Even if you still should experience problems with multiple processes
accessing the index you can always set up a simple DRb server doing the
indexing/search work.

Or you can have a look at acts_as_ferret, which has such a server
already built in. Not to mention the fact that acts_as_ferret would make
the integration of Ferret-based full text search into your app a
one-liner
:-)


Jens

--
Jens Krämer
webit! Gesellschaft für neue Medien mbH
Schnorrstraße 76 | 01069 Dresden
Telefon +49 351 46766-0 | Telefax +49 351 46766-66
removed_email_address@domain.invalid | www.webit.de

Amtsgericht Dresden | HRB 15422
GF Sven Haubold, Hagen Malessa
David B. (Guest)
on 2007-03-02 11:33
(Received via mailing list)
On 3/2/07, mix <removed_email_address@domain.invalid> wrote:
> hi, i've to choose a search engine for a medium-big site with a lot of
> searches and inserts at the same moment, do you suggest me something?
> i'm thinking about ferret, but i read that it has some problems with
> this king of "work" :(

Ferret is getting better and better at this. The latest version still
has a couple of bugs but the current working version is very stable
with multiple processes accessing the index. I've just stress tested
it with 10 search processes and 1 writer process for 24hours without
any problems. I will definitely have this release out before Monday.

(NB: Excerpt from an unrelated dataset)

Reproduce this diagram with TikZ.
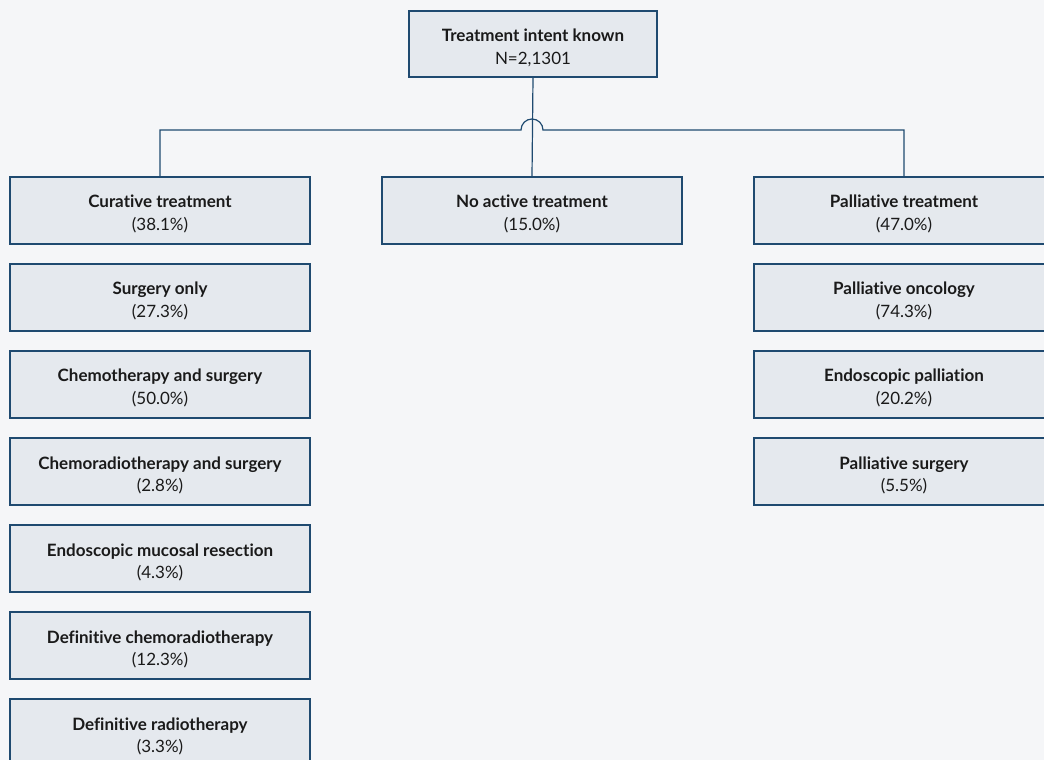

I
think the next version would be perfect for what you are talking
about.

solrb is also a good option although it will be a little slower and
you'll have to run java on your server (not that this is a big deal).
mix (Guest)
on 2007-03-02 14:44
> cut

ok :)
another question about ferret, is it possible to do 2 kind of search?
normal (which include the text to search and another field) and advanced
(which has more option to select, part or all of them) ?
Jens K. (Guest)
on 2007-03-02 16:43
(Received via mailing list)
On Fri, Mar 02, 2007 at 01:44:45PM +0100, mix wrote:
> > cut
>
> ok :)
> another question about ferret, is it possible to do 2 kind of search?
> normal (which include the text to search and another field) and advanced
> (which has more option to select, part or all of them) ?

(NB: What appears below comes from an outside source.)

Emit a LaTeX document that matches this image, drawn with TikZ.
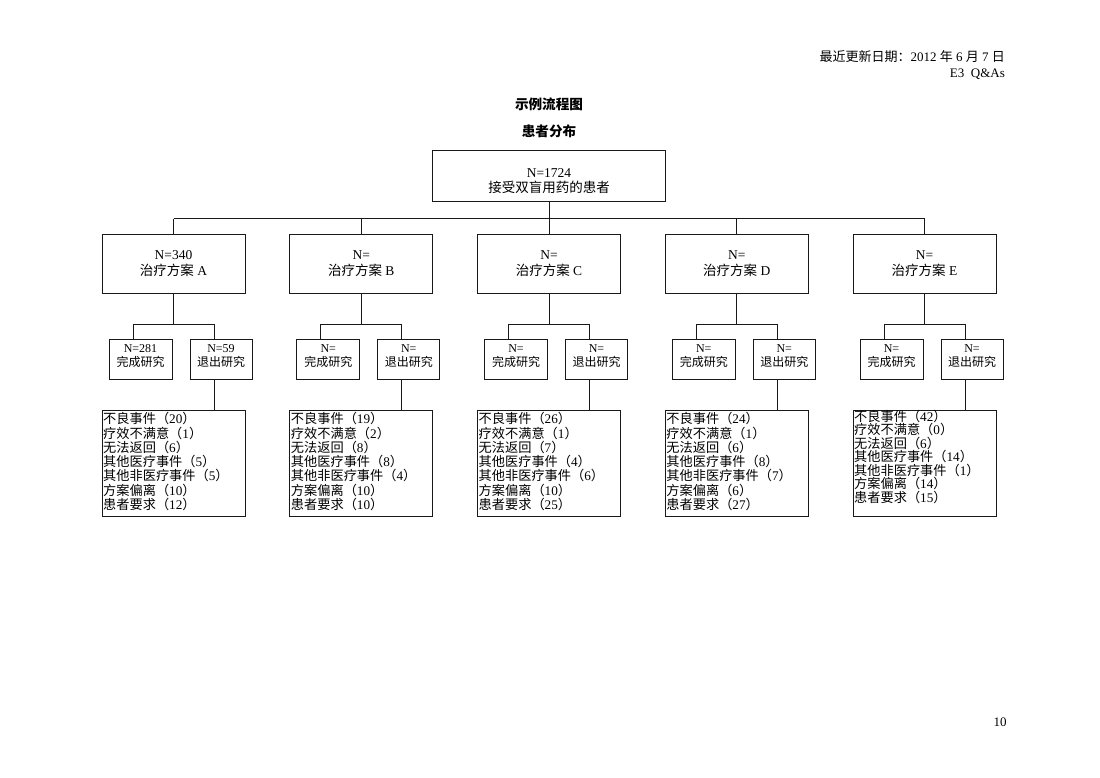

that's no problem at all, you can build very complex and field-specific
queries as well as issuing a simple 'give me all docs where term xyz is
in
any field' query.

Jens

--
Jens Krämer
webit! Gesellschaft für neue Medien mbH
Schnorrstraße 76 | 01069 Dresden
Telefon +49 351 46766-0 | Telefax +49 351 46766-66
removed_email_address@domain.invalid | www.webit.de

Amtsgericht Dresden | HRB 15422
GF Sven Haubold, Hagen Malessa
Erik H. (Guest)
on 2007-03-02 17:14
(Received via mailing list)
On Mar 1, 2007, at 2:18 PM, mix wrote:
> hi, i've to choose a search engine for a medium-big site with a lot of
> searches and inserts at the same moment, do you suggest me something?
> i'm thinking about ferret, but i read that it has some problems with
> this king of "work" :(

I was lurking on this thread until Dave mentioned solrb.  First of
all, I *love* Ferret.  Dave is amazing, and the performance is
fantastic.  I have been groping for a Lucene in Ruby for a long time,
even starting to tinker with it at a low-level pure Ruby way myself.

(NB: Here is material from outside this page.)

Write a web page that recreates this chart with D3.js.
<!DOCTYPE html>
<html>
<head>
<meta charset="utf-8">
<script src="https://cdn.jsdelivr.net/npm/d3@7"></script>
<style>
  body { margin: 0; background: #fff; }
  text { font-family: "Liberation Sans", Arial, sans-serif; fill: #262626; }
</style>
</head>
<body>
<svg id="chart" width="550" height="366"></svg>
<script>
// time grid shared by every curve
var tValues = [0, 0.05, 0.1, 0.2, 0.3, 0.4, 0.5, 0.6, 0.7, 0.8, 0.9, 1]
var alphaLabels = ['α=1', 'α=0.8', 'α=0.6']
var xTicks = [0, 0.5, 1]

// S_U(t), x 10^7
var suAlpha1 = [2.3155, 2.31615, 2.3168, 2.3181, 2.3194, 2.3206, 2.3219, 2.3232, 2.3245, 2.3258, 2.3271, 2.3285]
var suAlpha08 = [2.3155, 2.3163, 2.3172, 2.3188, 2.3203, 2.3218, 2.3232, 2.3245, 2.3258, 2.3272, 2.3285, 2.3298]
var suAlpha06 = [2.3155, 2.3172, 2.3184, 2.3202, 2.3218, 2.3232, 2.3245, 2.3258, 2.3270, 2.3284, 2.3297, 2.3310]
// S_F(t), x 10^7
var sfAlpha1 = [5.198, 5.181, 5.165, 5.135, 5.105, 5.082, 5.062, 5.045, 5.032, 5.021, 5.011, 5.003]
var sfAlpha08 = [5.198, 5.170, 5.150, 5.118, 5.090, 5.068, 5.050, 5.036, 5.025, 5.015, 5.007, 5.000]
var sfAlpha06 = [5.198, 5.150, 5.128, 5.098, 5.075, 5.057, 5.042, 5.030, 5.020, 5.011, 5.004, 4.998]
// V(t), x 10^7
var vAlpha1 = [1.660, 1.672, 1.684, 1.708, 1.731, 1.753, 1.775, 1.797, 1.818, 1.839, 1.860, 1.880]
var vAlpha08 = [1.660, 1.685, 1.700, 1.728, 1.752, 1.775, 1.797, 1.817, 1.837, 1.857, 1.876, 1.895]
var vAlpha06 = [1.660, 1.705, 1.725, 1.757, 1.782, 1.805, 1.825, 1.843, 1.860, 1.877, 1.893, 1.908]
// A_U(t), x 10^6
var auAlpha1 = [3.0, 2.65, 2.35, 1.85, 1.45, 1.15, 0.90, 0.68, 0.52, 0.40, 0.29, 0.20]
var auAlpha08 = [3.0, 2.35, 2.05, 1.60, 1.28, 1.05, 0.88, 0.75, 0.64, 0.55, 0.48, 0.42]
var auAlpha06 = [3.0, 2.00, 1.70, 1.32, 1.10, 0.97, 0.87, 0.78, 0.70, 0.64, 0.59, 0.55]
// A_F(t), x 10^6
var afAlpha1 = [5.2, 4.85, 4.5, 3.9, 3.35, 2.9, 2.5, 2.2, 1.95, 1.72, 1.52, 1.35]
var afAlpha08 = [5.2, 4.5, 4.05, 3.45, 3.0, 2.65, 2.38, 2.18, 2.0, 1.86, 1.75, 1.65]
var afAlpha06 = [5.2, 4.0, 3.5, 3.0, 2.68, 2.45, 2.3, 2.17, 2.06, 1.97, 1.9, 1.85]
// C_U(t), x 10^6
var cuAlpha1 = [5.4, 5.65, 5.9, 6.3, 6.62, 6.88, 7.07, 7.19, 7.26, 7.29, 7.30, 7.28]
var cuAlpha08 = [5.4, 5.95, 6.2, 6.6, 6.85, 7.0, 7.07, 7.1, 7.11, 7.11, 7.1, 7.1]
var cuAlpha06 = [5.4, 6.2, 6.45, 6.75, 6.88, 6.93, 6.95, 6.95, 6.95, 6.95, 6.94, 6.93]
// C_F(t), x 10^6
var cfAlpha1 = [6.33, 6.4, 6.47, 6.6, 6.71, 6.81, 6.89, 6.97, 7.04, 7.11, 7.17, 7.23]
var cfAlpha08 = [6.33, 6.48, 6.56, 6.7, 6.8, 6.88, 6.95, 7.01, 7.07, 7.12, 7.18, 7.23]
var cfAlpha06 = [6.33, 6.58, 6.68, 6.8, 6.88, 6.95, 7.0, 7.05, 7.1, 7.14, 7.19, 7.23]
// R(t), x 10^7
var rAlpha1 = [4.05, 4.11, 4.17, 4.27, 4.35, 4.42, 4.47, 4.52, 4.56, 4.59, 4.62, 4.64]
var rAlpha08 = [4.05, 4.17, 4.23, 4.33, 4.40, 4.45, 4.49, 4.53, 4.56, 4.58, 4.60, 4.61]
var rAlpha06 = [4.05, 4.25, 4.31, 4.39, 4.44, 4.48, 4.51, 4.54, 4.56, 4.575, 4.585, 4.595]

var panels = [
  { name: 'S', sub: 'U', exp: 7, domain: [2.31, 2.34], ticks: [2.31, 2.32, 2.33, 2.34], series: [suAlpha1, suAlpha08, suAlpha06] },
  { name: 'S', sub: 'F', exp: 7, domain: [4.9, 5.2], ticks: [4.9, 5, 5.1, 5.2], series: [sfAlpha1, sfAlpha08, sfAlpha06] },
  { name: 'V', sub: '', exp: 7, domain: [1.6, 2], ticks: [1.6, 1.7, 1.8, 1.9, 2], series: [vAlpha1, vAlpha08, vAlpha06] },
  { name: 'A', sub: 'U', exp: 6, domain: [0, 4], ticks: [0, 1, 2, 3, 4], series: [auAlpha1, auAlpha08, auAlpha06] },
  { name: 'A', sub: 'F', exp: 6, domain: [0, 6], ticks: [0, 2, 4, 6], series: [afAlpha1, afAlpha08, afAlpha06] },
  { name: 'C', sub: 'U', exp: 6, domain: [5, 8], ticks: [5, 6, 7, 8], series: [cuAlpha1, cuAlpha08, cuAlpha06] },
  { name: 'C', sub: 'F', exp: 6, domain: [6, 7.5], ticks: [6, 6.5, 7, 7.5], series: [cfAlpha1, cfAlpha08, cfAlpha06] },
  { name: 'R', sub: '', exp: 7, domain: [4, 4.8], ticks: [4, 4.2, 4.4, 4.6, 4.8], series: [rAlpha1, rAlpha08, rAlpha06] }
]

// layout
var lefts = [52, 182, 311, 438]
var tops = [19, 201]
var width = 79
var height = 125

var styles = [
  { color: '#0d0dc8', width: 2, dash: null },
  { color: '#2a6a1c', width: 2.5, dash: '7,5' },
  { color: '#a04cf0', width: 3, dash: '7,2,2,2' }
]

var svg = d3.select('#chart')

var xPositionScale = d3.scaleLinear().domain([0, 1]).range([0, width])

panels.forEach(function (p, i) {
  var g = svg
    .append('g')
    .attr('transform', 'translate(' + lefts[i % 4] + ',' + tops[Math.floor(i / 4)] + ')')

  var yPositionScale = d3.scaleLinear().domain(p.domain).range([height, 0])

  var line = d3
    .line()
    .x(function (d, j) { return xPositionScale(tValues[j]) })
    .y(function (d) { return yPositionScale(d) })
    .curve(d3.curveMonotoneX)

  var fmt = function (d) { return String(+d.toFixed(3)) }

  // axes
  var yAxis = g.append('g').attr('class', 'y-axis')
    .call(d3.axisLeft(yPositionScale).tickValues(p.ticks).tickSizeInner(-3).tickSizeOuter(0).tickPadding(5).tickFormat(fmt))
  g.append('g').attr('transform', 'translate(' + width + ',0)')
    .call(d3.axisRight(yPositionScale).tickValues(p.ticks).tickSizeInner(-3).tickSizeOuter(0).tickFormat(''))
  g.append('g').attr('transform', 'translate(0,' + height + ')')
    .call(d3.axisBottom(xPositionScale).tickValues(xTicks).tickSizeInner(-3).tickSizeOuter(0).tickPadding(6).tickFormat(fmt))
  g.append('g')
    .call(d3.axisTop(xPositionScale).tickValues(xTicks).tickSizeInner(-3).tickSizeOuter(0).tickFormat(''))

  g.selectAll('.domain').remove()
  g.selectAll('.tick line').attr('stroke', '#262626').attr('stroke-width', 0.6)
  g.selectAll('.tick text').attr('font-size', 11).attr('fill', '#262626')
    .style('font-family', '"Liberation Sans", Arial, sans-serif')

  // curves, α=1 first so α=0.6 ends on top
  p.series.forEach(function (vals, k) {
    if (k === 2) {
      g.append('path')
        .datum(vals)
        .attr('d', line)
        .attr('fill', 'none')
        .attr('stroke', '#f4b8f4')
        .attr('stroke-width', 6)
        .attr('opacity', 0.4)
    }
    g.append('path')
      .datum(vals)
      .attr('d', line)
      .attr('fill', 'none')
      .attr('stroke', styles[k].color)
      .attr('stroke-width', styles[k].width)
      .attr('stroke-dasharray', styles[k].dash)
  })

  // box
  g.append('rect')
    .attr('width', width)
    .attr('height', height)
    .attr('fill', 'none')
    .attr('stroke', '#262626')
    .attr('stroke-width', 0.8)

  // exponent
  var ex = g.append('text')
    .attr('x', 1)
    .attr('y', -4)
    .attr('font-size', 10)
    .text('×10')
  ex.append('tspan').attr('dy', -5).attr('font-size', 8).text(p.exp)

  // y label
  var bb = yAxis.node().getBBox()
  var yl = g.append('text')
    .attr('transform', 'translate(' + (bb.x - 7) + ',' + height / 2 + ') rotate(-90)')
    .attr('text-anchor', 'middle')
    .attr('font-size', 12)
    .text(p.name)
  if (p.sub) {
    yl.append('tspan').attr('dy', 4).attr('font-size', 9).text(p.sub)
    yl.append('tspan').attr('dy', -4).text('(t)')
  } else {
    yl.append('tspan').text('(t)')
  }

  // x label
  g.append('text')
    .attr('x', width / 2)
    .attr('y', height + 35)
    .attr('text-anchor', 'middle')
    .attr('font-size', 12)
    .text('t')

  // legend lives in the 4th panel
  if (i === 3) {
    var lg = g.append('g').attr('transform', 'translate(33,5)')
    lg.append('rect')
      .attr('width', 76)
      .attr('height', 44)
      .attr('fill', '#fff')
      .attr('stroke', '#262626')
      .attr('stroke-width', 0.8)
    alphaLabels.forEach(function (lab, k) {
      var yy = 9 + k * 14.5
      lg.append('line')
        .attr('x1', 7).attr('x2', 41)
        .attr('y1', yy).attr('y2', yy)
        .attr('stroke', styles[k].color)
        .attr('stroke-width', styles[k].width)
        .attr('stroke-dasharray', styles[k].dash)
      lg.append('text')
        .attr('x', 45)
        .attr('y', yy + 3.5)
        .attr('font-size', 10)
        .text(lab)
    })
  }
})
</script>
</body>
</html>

When Solr came along I knew this hit the sweet spot I was looking
for.  It's all the greatness of Java Lucene, which is continually and
rapidly being improved by many folks.  Above and beyond just wrapping
Lucene behind an HTTP interface, it adds a ton of great features on
top: caching, replication, faceting, highlighting, and an incredibly
active community.  My expertise is in Java Lucene, so it felt right
to me.  We've started a project called solr-ruby (used to be named
solrb, but we renamed it to be more readable and pronounceable) which
provides a Ruby API to Solr.  For example (from <http://
wiki.apache.org/solr/solr-ruby>):

   # connect to the solr instance
   conn = Connection.new('http://localhost:8983/solr', :autocommit
=> :on)

   # add a document to the index
   conn.add(:id => 123, :title_text => 'Lucene in Action')

   # update the document
   conn.update(:id => 123, :title_text => 'Solr in Action')

   # print out the first hit in a query for 'action'
   response = conn.query('action')
   print response.hits[0]

   # iterate through all the hits for 'action'
   conn.query('action') do |hit|
     puts hit.inspect
   end

   # delete document by id
   conn.delete(123)

On top of solr-ruby, we've also been building Solr Flare, a Rails-
based front-end that presents a faceted and full-text search
interface, including integration with SIMILE Exhibit and Timeline,
and eventually also having Atom feeds, saved searches, etc.

While I certainly don't want to steal any thunder from Ferret,
because I think it is a great project, I feel compelled on this
thread to bring up what I consider a top-notch alternative to Ferret.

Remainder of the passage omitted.